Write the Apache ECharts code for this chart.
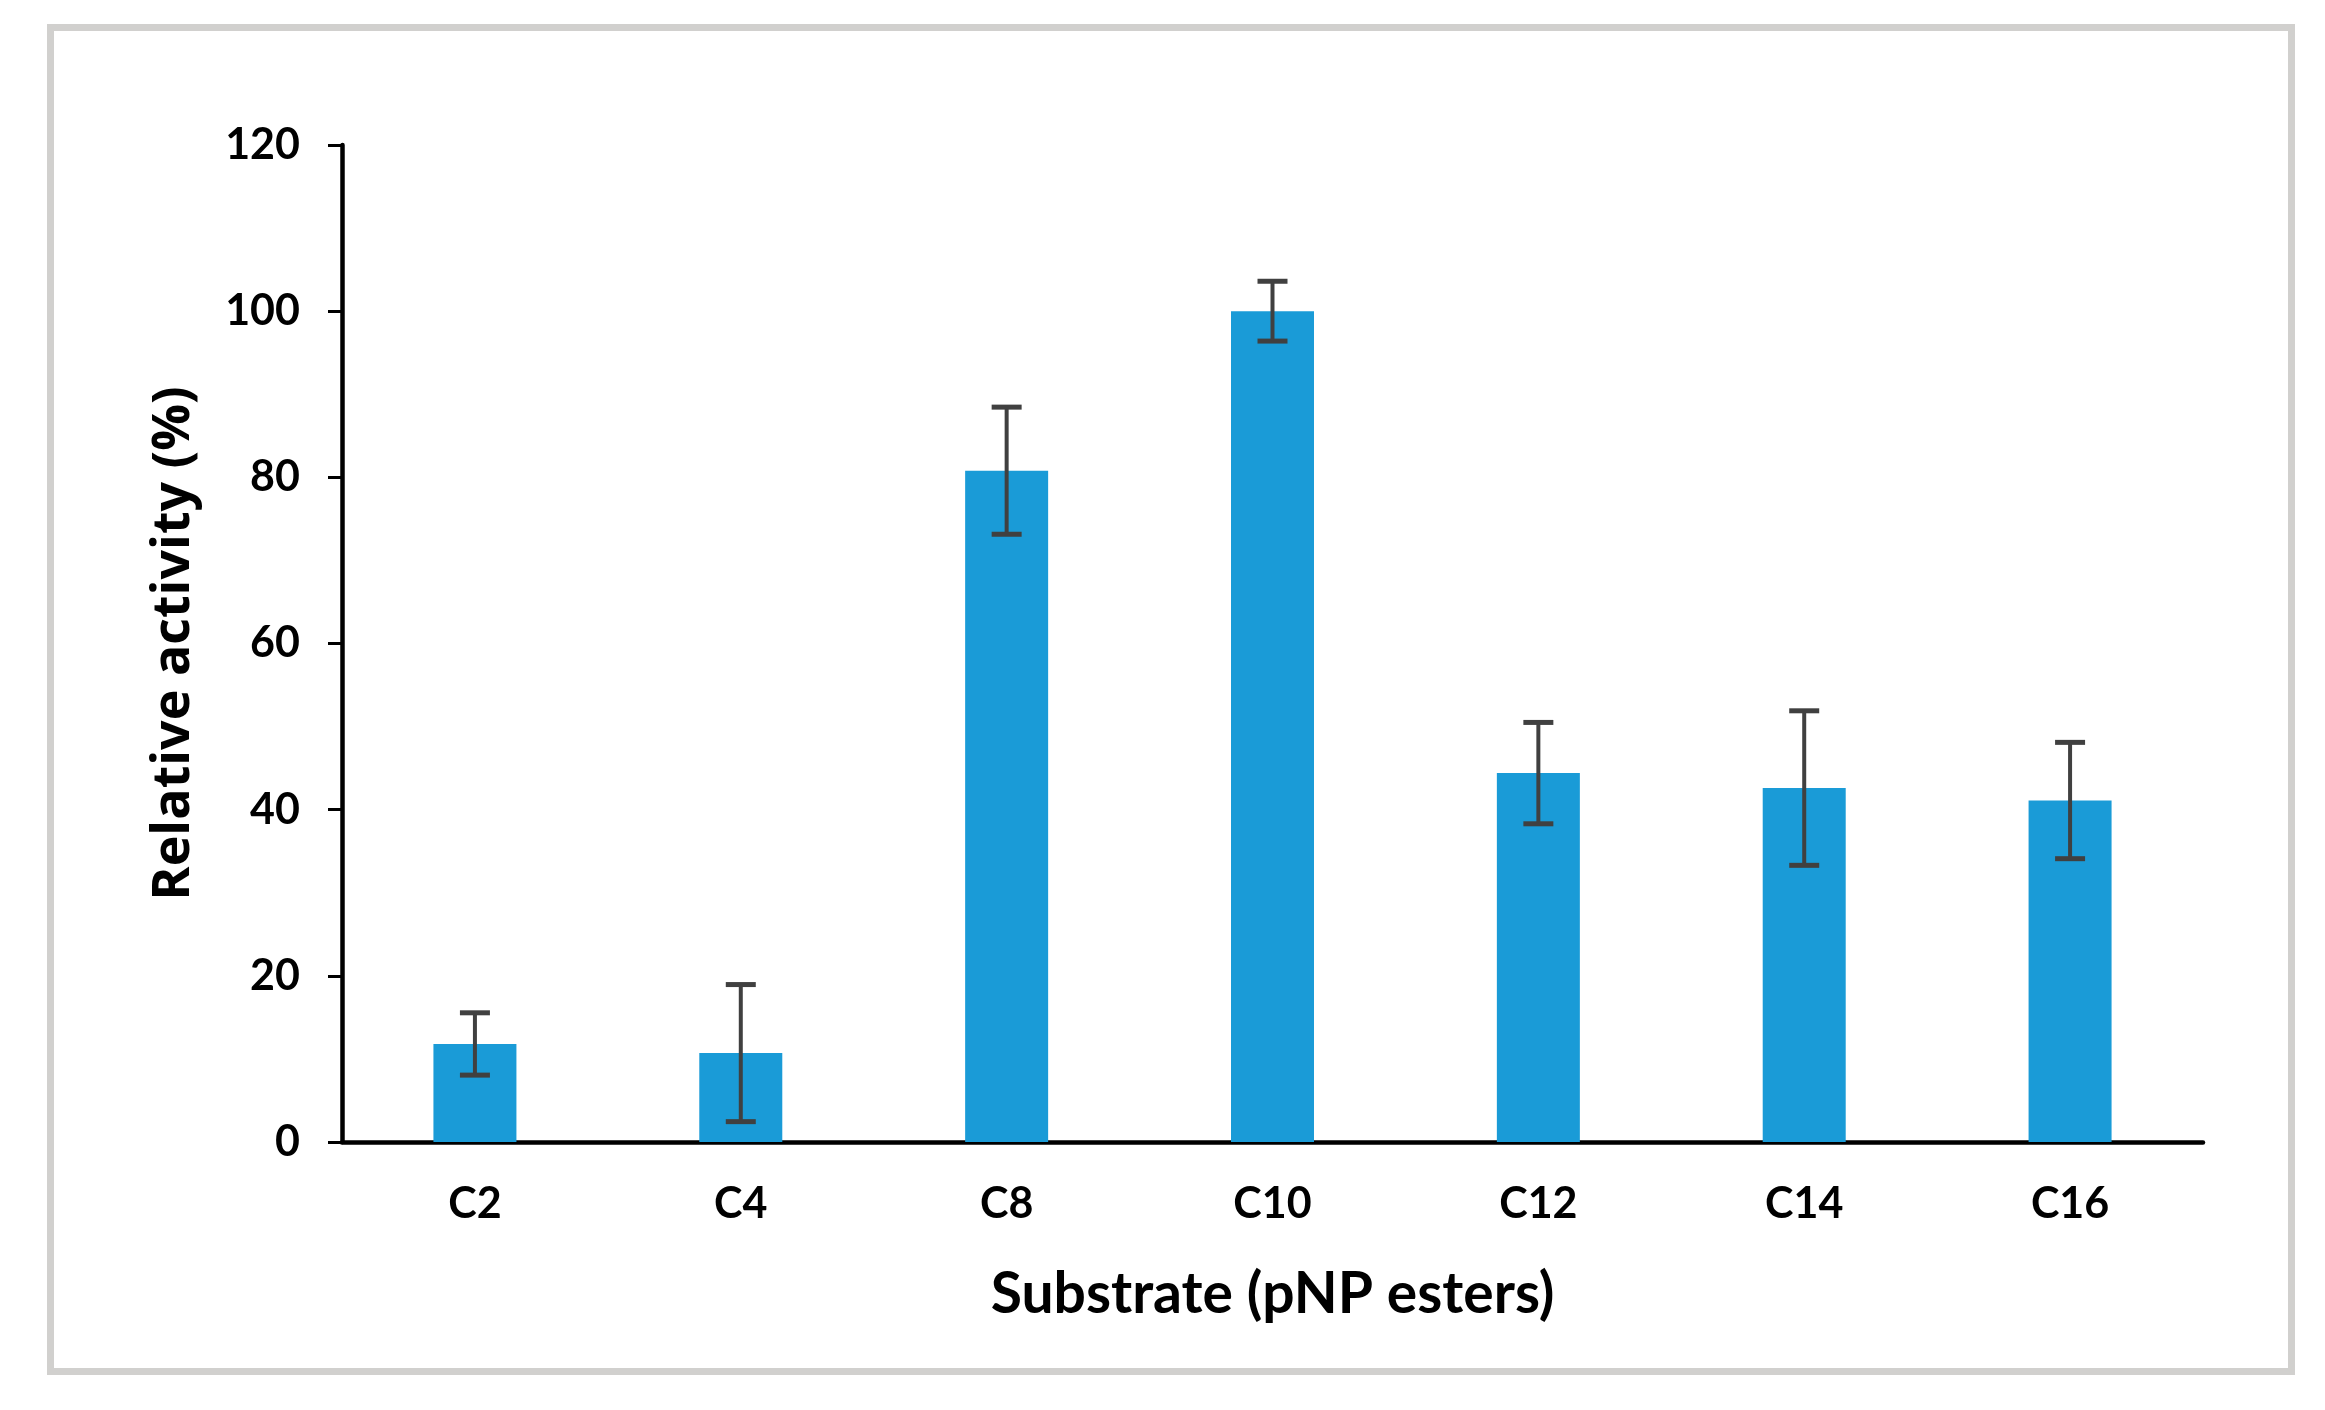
<!DOCTYPE html>
<html>
<head>
<meta charset="utf-8">
<script src="https://cdn.jsdelivr.net/npm/echarts@6/dist/echarts.min.js"></script>
<style>
html,body{margin:0;padding:0;background:#ffffff;}
#chart{width:2325px;height:1410px;}
</style>
</head>
<body>
<div id="chart"></div>
<script>
// Data
const categories = ['C2', 'C4', 'C8', 'C10', 'C12', 'C14', 'C16'];
const activity = [11.8, 10.7, 80.8, 100, 44.4, 42.6, 41.1];
const errorSD = [3.75, 8.25, 7.65, 3.6, 6.1, 9.3, 7.0];
const yTicks = [0, 20, 40, 60, 80, 100, 120];

const xTitle = 'Substrate (pNP esters)';
const yTitle = 'Relative activity (%)';

const chart = echarts.init(document.getElementById('chart'), null, {renderer: 'canvas'});

const errData = categories.map((c, i) => [i, activity[i], errorSD[i]]);

const option = {
  backgroundColor: '#ffffff',
  animation: false,
  graphic: [{
    type: 'rect',
    shape: {x: 50.5, y: 27.5, width: 2241, height: 1344},
    style: {fill: 'none', stroke: '#d1d0ce', lineWidth: 7},
    silent: true,
    z: -10
  }],
  grid: {
    left: 342, right: 122, top: 145, bottom: 268,
    containLabel: false,
    outerBoundsMode: 'none'
  },
  xAxis: {
    type: 'category',
    data: categories,
    name: xTitle,
    nameLocation: 'middle',
    nameGap: 124,
    nameTextStyle: {fontFamily: 'Lato', fontWeight: 'bold', fontSize: 57, color: '#000000'},
    axisLine: {show: true, lineStyle: {color: '#000000', width: 4.5}},
    axisTick: {show: false},
    axisLabel: {fontFamily: 'Lato', fontWeight: 'bold', fontSize: 43, color: '#000000', margin: 41},
    splitLine: {show: false}
  },
  yAxis: {
    type: 'value',
    min: yTicks[0],
    max: yTicks[yTicks.length - 1],
    interval: yTicks[1] - yTicks[0],
    name: yTitle,
    nameLocation: 'middle',
    nameRotate: 90,
    nameGap: 142,
    nameTextStyle: {fontFamily: 'Open Sans', fontWeight: 'bold', fontSize: 52, color: '#000000'},
    axisLine: {show: true, lineStyle: {color: '#000000', width: 4.5}},
    axisTick: {show: true, inside: false, length: 14, lineStyle: {color: '#000000', width: 3}},
    axisLabel: {fontFamily: 'Lato', fontWeight: 'bold', fontSize: 43, color: '#000000', margin: 42},
    splitLine: {show: false}
  },
  series: [
    {
      type: 'bar',
      data: activity,
      barWidth: 83,
      itemStyle: {color: '#1a9bd7'},
      z: 2
    },
    {
      type: 'custom',
      data: errData,
      encode: {x: 0, y: 1},
      z: 5,
      renderItem: function (params, api) {
        const xi = api.value(0);
        const m = api.value(1);
        const s = api.value(2);
        const hi = api.coord([xi, m + s]);
        const lo = api.coord([xi, m - s]);
        const half = 15;
        const st = {stroke: '#404040', lineWidth: 4};
        return {
          type: 'group',
          children: [
            {type: 'line', shape: {x1: hi[0], y1: hi[1], x2: lo[0], y2: lo[1]}, style: st},
            {type: 'line', shape: {x1: hi[0] - half, y1: hi[1], x2: hi[0] + half, y2: hi[1]}, style: {stroke: '#404040', lineWidth: 5}},
            {type: 'line', shape: {x1: lo[0] - half, y1: lo[1], x2: lo[0] + half, y2: lo[1]}, style: {stroke: '#404040', lineWidth: 5}}
          ]
        };
      }
    }
  ]
};

chart.setOption(option);
</script>
</body>
</html>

☆ ☆ ☆

*Written exercise*: Leave out the pictures and print every line of the data exactly.

*Correct output*:
Write the Apache ECharts code for this chart.
<!DOCTYPE html>
<html>
<head>
<meta charset="utf-8">
<script src="https://cdn.jsdelivr.net/npm/echarts@6/dist/echarts.min.js"></script>
<style>
html,body{margin:0;padding:0;background:#ffffff;}
#chart{width:2325px;height:1410px;}
</style>
</head>
<body>
<div id="chart"></div>
<script>
// Data
const categories = ['C2', 'C4', 'C8', 'C10', 'C12', 'C14', 'C16'];
const activity = [11.8, 10.7, 80.8, 100, 44.4, 42.6, 41.1];
const errorSD = [3.75, 8.25, 7.65, 3.6, 6.1, 9.3, 7.0];
const yTicks = [0, 20, 40, 60, 80, 100, 120];

const xTitle = 'Substrate (pNP esters)';
const yTitle = 'Relative activity (%)';

const chart = echarts.init(document.getElementById('chart'), null, {renderer: 'canvas'});

const errData = categories.map((c, i) => [i, activity[i], errorSD[i]]);

const option = {
  backgroundColor: '#ffffff',
  animation: false,
  graphic: [{
    type: 'rect',
    shape: {x: 50.5, y: 27.5, width: 2241, height: 1344},
    style: {fill: 'none', stroke: '#d1d0ce', lineWidth: 7},
    silent: true,
    z: -10
  }],
  grid: {
    left: 342, right: 122, top: 145, bottom: 268,
    containLabel: false,
    outerBoundsMode: 'none'
  },
  xAxis: {
    type: 'category',
    data: categories,
    name: xTitle,
    nameLocation: 'middle',
    nameGap: 124,
    nameTextStyle: {fontFamily: 'Lato', fontWeight: 'bold', fontSize: 57, color: '#000000'},
    axisLine: {show: true, lineStyle: {color: '#000000', width: 4.5}},
    axisTick: {show: false},
    axisLabel: {fontFamily: 'Lato', fontWeight: 'bold', fontSize: 43, color: '#000000', margin: 41},
    splitLine: {show: false}
  },
  yAxis: {
    type: 'value',
    min: yTicks[0],
    max: yTicks[yTicks.length - 1],
    interval: yTicks[1] - yTicks[0],
    name: yTitle,
    nameLocation: 'middle',
    nameRotate: 90,
    nameGap: 142,
    nameTextStyle: {fontFamily: 'Open Sans', fontWeight: 'bold', fontSize: 52, color: '#000000'},
    axisLine: {show: true, lineStyle: {color: '#000000', width: 4.5}},
    axisTick: {show: true, inside: false, length: 14, lineStyle: {color: '#000000', width: 3}},
    axisLabel: {fontFamily: 'Lato', fontWeight: 'bold', fontSize: 43, color: '#000000', margin: 42},
    splitLine: {show: false}
  },
  series: [
    {
      type: 'bar',
      data: activity,
      barWidth: 83,
      itemStyle: {color: '#1a9bd7'},
      z: 2
    },
    {
      type: 'custom',
      data: errData,
      encode: {x: 0, y: 1},
      z: 5,
      renderItem: function (params, api) {
        const xi = api.value(0);
        const m = api.value(1);
        const s = api.value(2);
        const hi = api.coord([xi, m + s]);
        const lo = api.coord([xi, m - s]);
        const half = 15;
        const st = {stroke: '#404040', lineWidth: 4};
        return {
          type: 'group',
          children: [
            {type: 'line', shape: {x1: hi[0], y1: hi[1], x2: lo[0], y2: lo[1]}, style: st},
            {type: 'line', shape: {x1: hi[0] - half, y1: hi[1], x2: hi[0] + half, y2: hi[1]}, style: {stroke: '#404040', lineWidth: 5}},
            {type: 'line', shape: {x1: lo[0] - half, y1: lo[1], x2: lo[0] + half, y2: lo[1]}, style: {stroke: '#404040', lineWidth: 5}}
          ]
        };
      }
    }
  ]
};

chart.setOption(option);
</script>
</body>
</html>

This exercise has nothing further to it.